[Aim] From the listing that follows, output everything exactly except the pictures.

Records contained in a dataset
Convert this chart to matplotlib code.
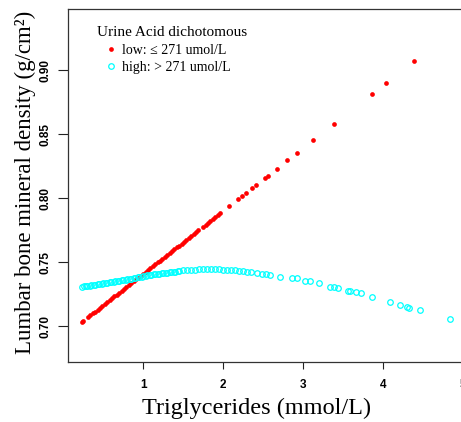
import matplotlib
matplotlib.use("Agg")
import matplotlib.pyplot as plt
from matplotlib.lines import Line2D

# Urine acid low group (<= 271 umol/L)
low_tg = [0.23, 0.25, 0.31, 0.34, 0.37, 0.40, 0.43, 0.46, 0.49, 0.52, 0.55, 0.58,
          0.61, 0.64, 0.67, 0.70, 0.73, 0.76, 0.79, 0.82, 0.85, 0.88, 0.91, 0.94,
          0.97, 1.00, 1.03, 1.06, 1.09, 1.12, 1.15, 1.18, 1.21, 1.24, 1.27, 1.30,
          1.33, 1.36, 1.39, 1.42, 1.45, 1.48, 1.51, 1.54, 1.57, 1.60, 1.63, 1.66,
          1.69, 1.75, 1.78, 1.81, 1.84, 1.87, 1.90, 1.93, 1.96, 2.07, 2.18, 2.23,
          2.29, 2.36, 2.41, 2.52, 2.56, 2.67, 2.80, 2.92, 3.12, 3.38, 3.86, 4.03, 4.38]
low_bmd = [0.7029, 0.7039, 0.7069, 0.7083, 0.7098, 0.7113, 0.7128, 0.7142, 0.7157,
           0.7172, 0.7187, 0.7201, 0.7216, 0.7231, 0.7246, 0.7260, 0.7275, 0.7290,
           0.7305, 0.7319, 0.7334, 0.7349, 0.7364, 0.7378, 0.7393, 0.7408, 0.7423,
           0.7438, 0.7452, 0.7467, 0.7482, 0.7497, 0.7511, 0.7526, 0.7541, 0.7556,
           0.7570, 0.7585, 0.7600, 0.7615, 0.7629, 0.7644, 0.7659, 0.7674, 0.7688,
           0.7703, 0.7718, 0.7733, 0.7747, 0.7777, 0.7792, 0.7807, 0.7821, 0.7836,
           0.7851, 0.7866, 0.7880, 0.7934, 0.7989, 0.8013, 0.8043, 0.8077, 0.8102,
           0.8156, 0.8176, 0.8230, 0.8294, 0.8353, 0.8451, 0.8579, 0.8815, 0.8899, 0.9071]

# Urine acid high group (> 271 umol/L)
high_tg = [0.24, 0.26, 0.28, 0.30, 0.33, 0.35, 0.38, 0.40, 0.43, 0.45, 0.48, 0.50,
           0.53, 0.55, 0.58, 0.60, 0.63, 0.65, 0.68, 0.70, 0.73, 0.75, 0.78, 0.80,
           0.83, 0.85, 0.88, 0.90, 0.93, 0.95, 0.98, 1.00, 1.03, 1.05, 1.08, 1.10,
           1.13, 1.15, 1.18, 1.20, 1.23, 1.25, 1.28, 1.30, 1.33, 1.35, 1.38, 1.40,
           1.43, 1.45, 1.50, 1.55, 1.60, 1.65, 1.70, 1.75, 1.80, 1.85, 1.90, 1.95,
           2.00, 2.05, 2.10, 2.15, 2.20, 2.25, 2.30, 2.35, 2.42, 2.48, 2.54, 2.58,
           2.71, 2.86, 2.92, 3.02, 3.08, 3.20, 3.33, 3.38, 3.44, 3.56, 3.58, 3.66,
           3.72, 3.86, 4.09, 4.21, 4.30, 4.32, 4.46, 4.83]
high_bmd = [0.7307, 0.7309, 0.7311, 0.7313, 0.7316, 0.7318, 0.7321, 0.7323, 0.7326,
            0.7328, 0.7331, 0.7333, 0.7336, 0.7338, 0.7341, 0.7343, 0.7346, 0.7348,
            0.7351, 0.7353, 0.7356, 0.7358, 0.7361, 0.7364, 0.7368, 0.7371, 0.7375,
            0.7378, 0.7381, 0.7384, 0.7387, 0.7390, 0.7393, 0.7395, 0.7398, 0.7400,
            0.7403, 0.7405, 0.7408, 0.7410, 0.7412, 0.7414, 0.7416, 0.7418, 0.7420,
            0.7422, 0.7424, 0.7426, 0.7428, 0.7430, 0.7434, 0.7437, 0.7439, 0.7441,
            0.7442, 0.7443, 0.7443, 0.7443, 0.7442, 0.7442, 0.7441, 0.7440, 0.7438,
            0.7435, 0.7432, 0.7428, 0.7424, 0.7420, 0.7414, 0.7408, 0.7404, 0.7401,
            0.7385, 0.7377, 0.7373, 0.7354, 0.7349, 0.7334, 0.7307, 0.7305, 0.7297,
            0.7276, 0.7274, 0.7263, 0.7258, 0.7229, 0.7190, 0.7164, 0.7146, 0.7143,
            0.7125, 0.7055]

xticks = [1, 2, 3, 4, 5]
yticks = [0.70, 0.75, 0.80, 0.85, 0.90]
ytick_labels = ["0.70", "0.75", "0.80", "0.85", "0.90"]

W, H = 461, 422
fig = plt.figure(figsize=(W / 100, H / 100), dpi=100)
# axes runs past the right edge, the reference is cropped there
ax = fig.add_axes([68 / W, 1 - 362 / H, (490 - 68) / W, (362 - 9) / H])

ax.plot(low_tg, low_bmd, linestyle="none", marker="o", markersize=3.4,
        color="#FF0000", markeredgewidth=0, clip_on=False)
ax.plot(high_tg, high_bmd, linestyle="none", marker="o", markersize=4.0,
        markerfacecolor="none", markeredgecolor="#00FFFF", markeredgewidth=0.9,
        clip_on=False)

ax.set_xlim(0.059, 5.334)
ax.set_ylim(0.6719, 0.9477)
ax.set_xticks(xticks)
ax.set_yticks(yticks)
ax.set_yticklabels(ytick_labels, rotation=90, va="center")

for lab in ax.get_xticklabels() + ax.get_yticklabels():
    lab.set_fontfamily("Liberation Sans")
    lab.set_fontweight("bold")
    lab.set_fontsize(8.5)

ax.tick_params(axis="x", length=5, width=0.8, pad=7, colors="#222222", labelcolor="black")
ax.tick_params(axis="y", length=7, width=0.8, pad=5, colors="#222222", labelcolor="black")

ax.spines["right"].set_visible(False)
for s in ["left", "top", "bottom"]:
    ax.spines[s].set_linewidth(0.9)
    ax.spines[s].set_color("#333333")

fig.text(257 / W, 1 - 408 / H, "Triglycerides (mmol/L)",
         family="Liberation Serif", fontsize=17.5, ha="center", va="center")
fig.text(25 / W, 1 - 182 / H, "Lumbar bone mineral density (g/cm²)",
         family="Liberation Serif", fontsize=16.5, ha="center", va="center",
         rotation=90)

# legend
fig.text(97 / W, 1 - 32 / H, "Urine Acid dichotomous", family="Liberation Serif",
         fontsize=11, ha="left", va="center")
handles = [
    Line2D([], [], linestyle="none", marker="o", markersize=3.4, color="#FF0000",
           markeredgewidth=0),
    Line2D([], [], linestyle="none", marker="o", markersize=4.0,
           markerfacecolor="none", markeredgecolor="#00FFFF", markeredgewidth=0.9),
]
leg = ax.legend(handles, ["low: ≤ 271 umol/L", "high: > 271 umol/L"],
                loc="upper left", bbox_to_anchor=(104 / W, 1 - 44 / H),
                bbox_transform=fig.transFigure, frameon=False,
                prop={"family": "Liberation Serif", "size": 10},
                handlelength=1.0, handletextpad=0.3, labelspacing=0.3,
                borderpad=0, borderaxespad=0)

fig.savefig("out.png", dpi=100)
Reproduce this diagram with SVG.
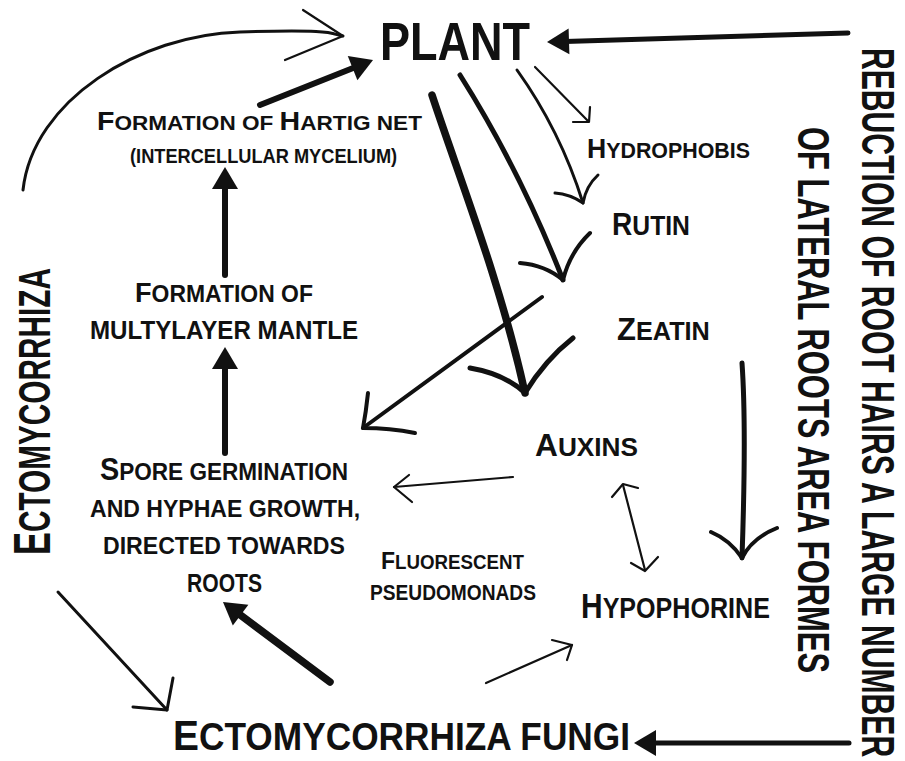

[Full solution]
Convert this chart to matplotlib code.
import matplotlib
matplotlib.use("Agg")
import matplotlib.pyplot as plt
from matplotlib.lines import Line2D

# Urine acid low group (<= 271 umol/L)
low_tg = [0.23, 0.25, 0.31, 0.34, 0.37, 0.40, 0.43, 0.46, 0.49, 0.52, 0.55, 0.58,
          0.61, 0.64, 0.67, 0.70, 0.73, 0.76, 0.79, 0.82, 0.85, 0.88, 0.91, 0.94,
          0.97, 1.00, 1.03, 1.06, 1.09, 1.12, 1.15, 1.18, 1.21, 1.24, 1.27, 1.30,
          1.33, 1.36, 1.39, 1.42, 1.45, 1.48, 1.51, 1.54, 1.57, 1.60, 1.63, 1.66,
          1.69, 1.75, 1.78, 1.81, 1.84, 1.87, 1.90, 1.93, 1.96, 2.07, 2.18, 2.23,
          2.29, 2.36, 2.41, 2.52, 2.56, 2.67, 2.80, 2.92, 3.12, 3.38, 3.86, 4.03, 4.38]
low_bmd = [0.7029, 0.7039, 0.7069, 0.7083, 0.7098, 0.7113, 0.7128, 0.7142, 0.7157,
           0.7172, 0.7187, 0.7201, 0.7216, 0.7231, 0.7246, 0.7260, 0.7275, 0.7290,
           0.7305, 0.7319, 0.7334, 0.7349, 0.7364, 0.7378, 0.7393, 0.7408, 0.7423,
           0.7438, 0.7452, 0.7467, 0.7482, 0.7497, 0.7511, 0.7526, 0.7541, 0.7556,
           0.7570, 0.7585, 0.7600, 0.7615, 0.7629, 0.7644, 0.7659, 0.7674, 0.7688,
           0.7703, 0.7718, 0.7733, 0.7747, 0.7777, 0.7792, 0.7807, 0.7821, 0.7836,
           0.7851, 0.7866, 0.7880, 0.7934, 0.7989, 0.8013, 0.8043, 0.8077, 0.8102,
           0.8156, 0.8176, 0.8230, 0.8294, 0.8353, 0.8451, 0.8579, 0.8815, 0.8899, 0.9071]

# Urine acid high group (> 271 umol/L)
high_tg = [0.24, 0.26, 0.28, 0.30, 0.33, 0.35, 0.38, 0.40, 0.43, 0.45, 0.48, 0.50,
           0.53, 0.55, 0.58, 0.60, 0.63, 0.65, 0.68, 0.70, 0.73, 0.75, 0.78, 0.80,
           0.83, 0.85, 0.88, 0.90, 0.93, 0.95, 0.98, 1.00, 1.03, 1.05, 1.08, 1.10,
           1.13, 1.15, 1.18, 1.20, 1.23, 1.25, 1.28, 1.30, 1.33, 1.35, 1.38, 1.40,
           1.43, 1.45, 1.50, 1.55, 1.60, 1.65, 1.70, 1.75, 1.80, 1.85, 1.90, 1.95,
           2.00, 2.05, 2.10, 2.15, 2.20, 2.25, 2.30, 2.35, 2.42, 2.48, 2.54, 2.58,
           2.71, 2.86, 2.92, 3.02, 3.08, 3.20, 3.33, 3.38, 3.44, 3.56, 3.58, 3.66,
           3.72, 3.86, 4.09, 4.21, 4.30, 4.32, 4.46, 4.83]
high_bmd = [0.7307, 0.7309, 0.7311, 0.7313, 0.7316, 0.7318, 0.7321, 0.7323, 0.7326,
            0.7328, 0.7331, 0.7333, 0.7336, 0.7338, 0.7341, 0.7343, 0.7346, 0.7348,
            0.7351, 0.7353, 0.7356, 0.7358, 0.7361, 0.7364, 0.7368, 0.7371, 0.7375,
            0.7378, 0.7381, 0.7384, 0.7387, 0.7390, 0.7393, 0.7395, 0.7398, 0.7400,
            0.7403, 0.7405, 0.7408, 0.7410, 0.7412, 0.7414, 0.7416, 0.7418, 0.7420,
            0.7422, 0.7424, 0.7426, 0.7428, 0.7430, 0.7434, 0.7437, 0.7439, 0.7441,
            0.7442, 0.7443, 0.7443, 0.7443, 0.7442, 0.7442, 0.7441, 0.7440, 0.7438,
            0.7435, 0.7432, 0.7428, 0.7424, 0.7420, 0.7414, 0.7408, 0.7404, 0.7401,
            0.7385, 0.7377, 0.7373, 0.7354, 0.7349, 0.7334, 0.7307, 0.7305, 0.7297,
            0.7276, 0.7274, 0.7263, 0.7258, 0.7229, 0.7190, 0.7164, 0.7146, 0.7143,
            0.7125, 0.7055]

xticks = [1, 2, 3, 4, 5]
yticks = [0.70, 0.75, 0.80, 0.85, 0.90]
ytick_labels = ["0.70", "0.75", "0.80", "0.85", "0.90"]

W, H = 461, 422
fig = plt.figure(figsize=(W / 100, H / 100), dpi=100)
# axes runs past the right edge, the reference is cropped there
ax = fig.add_axes([68 / W, 1 - 362 / H, (490 - 68) / W, (362 - 9) / H])

ax.plot(low_tg, low_bmd, linestyle="none", marker="o", markersize=3.4,
        color="#FF0000", markeredgewidth=0, clip_on=False)
ax.plot(high_tg, high_bmd, linestyle="none", marker="o", markersize=4.0,
        markerfacecolor="none", markeredgecolor="#00FFFF", markeredgewidth=0.9,
        clip_on=False)

ax.set_xlim(0.059, 5.334)
ax.set_ylim(0.6719, 0.9477)
ax.set_xticks(xticks)
ax.set_yticks(yticks)
ax.set_yticklabels(ytick_labels, rotation=90, va="center")

for lab in ax.get_xticklabels() + ax.get_yticklabels():
    lab.set_fontfamily("Liberation Sans")
    lab.set_fontweight("bold")
    lab.set_fontsize(8.5)

ax.tick_params(axis="x", length=5, width=0.8, pad=7, colors="#222222", labelcolor="black")
ax.tick_params(axis="y", length=7, width=0.8, pad=5, colors="#222222", labelcolor="black")

ax.spines["right"].set_visible(False)
for s in ["left", "top", "bottom"]:
    ax.spines[s].set_linewidth(0.9)
    ax.spines[s].set_color("#333333")

fig.text(257 / W, 1 - 408 / H, "Triglycerides (mmol/L)",
         family="Liberation Serif", fontsize=17.5, ha="center", va="center")
fig.text(25 / W, 1 - 182 / H, "Lumbar bone mineral density (g/cm²)",
         family="Liberation Serif", fontsize=16.5, ha="center", va="center",
         rotation=90)

# legend
fig.text(97 / W, 1 - 32 / H, "Urine Acid dichotomous", family="Liberation Serif",
         fontsize=11, ha="left", va="center")
handles = [
    Line2D([], [], linestyle="none", marker="o", markersize=3.4, color="#FF0000",
           markeredgewidth=0),
    Line2D([], [], linestyle="none", marker="o", markersize=4.0,
           markerfacecolor="none", markeredgecolor="#00FFFF", markeredgewidth=0.9),
]
leg = ax.legend(handles, ["low: ≤ 271 umol/L", "high: > 271 umol/L"],
                loc="upper left", bbox_to_anchor=(104 / W, 1 - 44 / H),
                bbox_transform=fig.transFigure, frameon=False,
                prop={"family": "Liberation Serif", "size": 10},
                handlelength=1.0, handletextpad=0.3, labelspacing=0.3,
                borderpad=0, borderaxespad=0)

fig.savefig("out.png", dpi=100)
Reproduce this diagram with SVG.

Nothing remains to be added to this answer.